I only got one chance to photograph the annual balloon festival in Lewiston, Maine. But since I lived in the area I could get to the venue any time the balloons launched. I had left the launch park and was driving to work along the river. I could see a balloon drifting above the trees. Yes, I wasn’t looking where I was driving. But traffic was sparse. I jumped out of the car in time to catch this image. Morning fog was lifting off the mirror calm river and the basket just about to touch down. The balloon pilots liked to do this to impress. I was duly impressed and got the shot.

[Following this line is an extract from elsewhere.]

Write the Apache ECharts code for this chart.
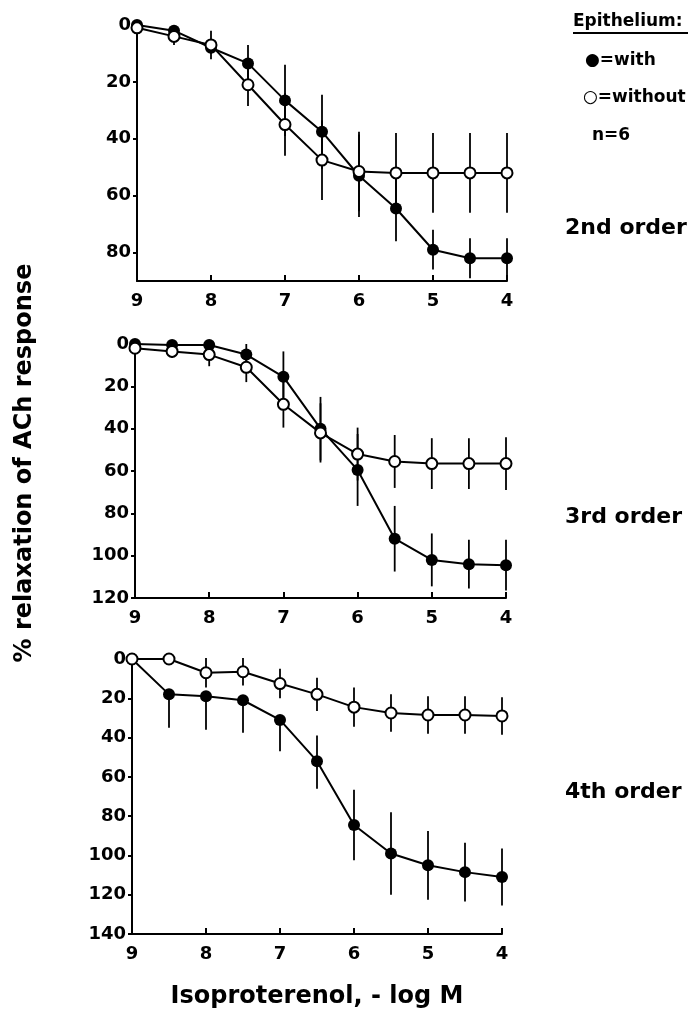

Cusco is a town at relatively high altitude 11,150 ft while Machu Picchu is at 7,874 ft. Either way it’s all about effort. Walking uphill will do it every time. I did not experience the breathlessness in Cusco that I experienced on Machu Picchu. One afternoon we did help to revive a young woman who collapsed while we were on a bus tour. While we visited there was a religious festival in progress. These colorful characters marched along side religious statues. I say characters because technically I did not see them dance. Elsewhere they served guinea pig – roasted whole. This was one of the many representative costumes. The masks were somehow scary though no one appeared the least bit apprehensive. I feel fortunate that we were there on the day of the festival see the pageantry.